* TASK *
Give back the full listing, character for character, with no pictures.

* SUPPLIED INFORMATION *
────────────────

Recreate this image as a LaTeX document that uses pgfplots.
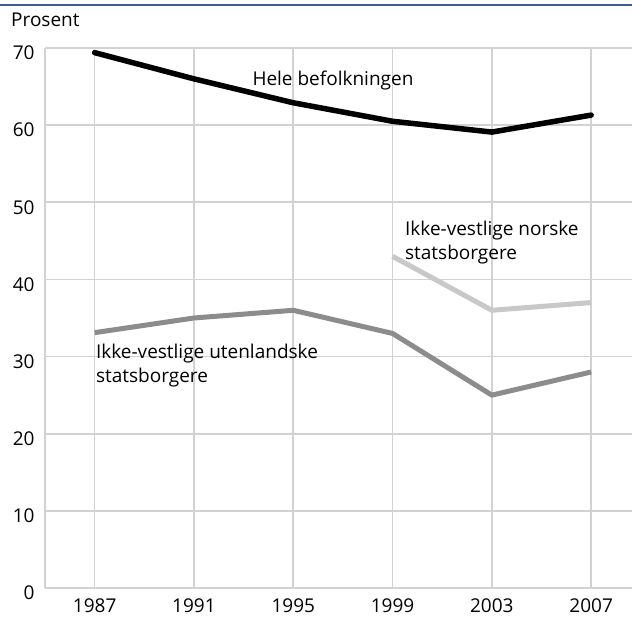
\documentclass[border=0pt]{standalone}
\usepackage{fontspec}
\setmainfont{Open Sans}
\usepackage{pgfplots}
\pgfplotsset{compat=1.18}
\definecolor{gridc}{RGB}{210,210,210}
\definecolor{darkg}{RGB}{140,140,140}
\definecolor{lightg}{RGB}{200,200,200}
\definecolor{topblue}{RGB}{63,90,140}
\begin{document}
\begin{tikzpicture}[x=1bp,y=1bp]
\useasboundingbox (0,0) rectangle (632,618);
\fill[white] (0,0) rectangle (632,618);
\draw[topblue, line width=2.8bp] (0,613) -- (632,613);
\node[anchor=west, inner sep=0pt, font=\fontsize{19bp}{22bp}\selectfont] at (11,598) {Prosent};
\begin{axis}[
  at={(45bp,30bp)}, anchor=south west,
  scale only axis, width=587bp, height=540bp,
  xmin=1985, xmax=2008.646, ymin=0, ymax=70,
  xtick={1987,1991,1995,1999,2003,2007},
  ytick={0,10,20,30,40,50,60,70},
  xticklabel style={/pgf/number format/1000 sep={}, yshift=-7bp},
  yticklabel style={xshift=-7bp, yshift=-5bp},
  /pgf/number format/assume math mode=true,
  tick label style={font=\fontsize{19bp}{22bp}\selectfont},
  major tick length=0pt,
  axis x line*=bottom, axis y line*=left,
  axis line style={gridc, line width=1.6bp, -},
  grid=major, grid style={gridc, line width=1.6bp},
  clip=false,
]
\addplot[black, line width=5.5bp, line join=round, line cap=round] coordinates {
(1987,69.4) (1991,66.0) (1995,62.9) (1999,60.5) (2003,59.1) (2007,61.3)};
\addplot[darkg, line width=5bp, line join=round] coordinates {
(1987,33.1) (1991,35.0) (1995,36.0) (1999,33.0) (2003,25.0) (2007,28.0)};
\addplot[lightg, line width=5bp, line join=round] coordinates {
(1999,43.0) (2003,36.0) (2007,37.0)};
\node[font=\fontsize{19bp}{22bp}\selectfont, inner sep=0pt] at (axis cs:1996.6,65.8) {Hele befolkningen};
\node[font=\fontsize{19bp}{24bp}\selectfont, inner sep=0pt, align=left, anchor=north west] at (axis cs:1999.5,47.6) {Ikke-vestlige norske\\statsborgere};
\node[font=\fontsize{19bp}{24bp}\selectfont, inner sep=0pt, align=left, anchor=north west] at (axis cs:1987.05,31.6) {Ikke-vestlige utenlandske\\statsborgere};
\end{axis}
\end{tikzpicture}
\end{document}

────────────────

* SOLUTION TO THE EXERCISE *
Recreate this image as a LaTeX document that uses pgfplots.
\documentclass[border=0pt]{standalone}
\usepackage{fontspec}
\setmainfont{Open Sans}
\usepackage{pgfplots}
\pgfplotsset{compat=1.18}
\definecolor{gridc}{RGB}{210,210,210}
\definecolor{darkg}{RGB}{140,140,140}
\definecolor{lightg}{RGB}{200,200,200}
\definecolor{topblue}{RGB}{63,90,140}
\begin{document}
\begin{tikzpicture}[x=1bp,y=1bp]
\useasboundingbox (0,0) rectangle (632,618);
\fill[white] (0,0) rectangle (632,618);
\draw[topblue, line width=2.8bp] (0,613) -- (632,613);
\node[anchor=west, inner sep=0pt, font=\fontsize{19bp}{22bp}\selectfont] at (11,598) {Prosent};
\begin{axis}[
  at={(45bp,30bp)}, anchor=south west,
  scale only axis, width=587bp, height=540bp,
  xmin=1985, xmax=2008.646, ymin=0, ymax=70,
  xtick={1987,1991,1995,1999,2003,2007},
  ytick={0,10,20,30,40,50,60,70},
  xticklabel style={/pgf/number format/1000 sep={}, yshift=-7bp},
  yticklabel style={xshift=-7bp, yshift=-5bp},
  /pgf/number format/assume math mode=true,
  tick label style={font=\fontsize{19bp}{22bp}\selectfont},
  major tick length=0pt,
  axis x line*=bottom, axis y line*=left,
  axis line style={gridc, line width=1.6bp, -},
  grid=major, grid style={gridc, line width=1.6bp},
  clip=false,
]
\addplot[black, line width=5.5bp, line join=round, line cap=round] coordinates {
(1987,69.4) (1991,66.0) (1995,62.9) (1999,60.5) (2003,59.1) (2007,61.3)};
\addplot[darkg, line width=5bp, line join=round] coordinates {
(1987,33.1) (1991,35.0) (1995,36.0) (1999,33.0) (2003,25.0) (2007,28.0)};
\addplot[lightg, line width=5bp, line join=round] coordinates {
(1999,43.0) (2003,36.0) (2007,37.0)};
\node[font=\fontsize{19bp}{22bp}\selectfont, inner sep=0pt] at (axis cs:1996.6,65.8) {Hele befolkningen};
\node[font=\fontsize{19bp}{24bp}\selectfont, inner sep=0pt, align=left, anchor=north west] at (axis cs:1999.5,47.6) {Ikke-vestlige norske\\statsborgere};
\node[font=\fontsize{19bp}{24bp}\selectfont, inner sep=0pt, align=left, anchor=north west] at (axis cs:1987.05,31.6) {Ikke-vestlige utenlandske\\statsborgere};
\end{axis}
\end{tikzpicture}
\end{document}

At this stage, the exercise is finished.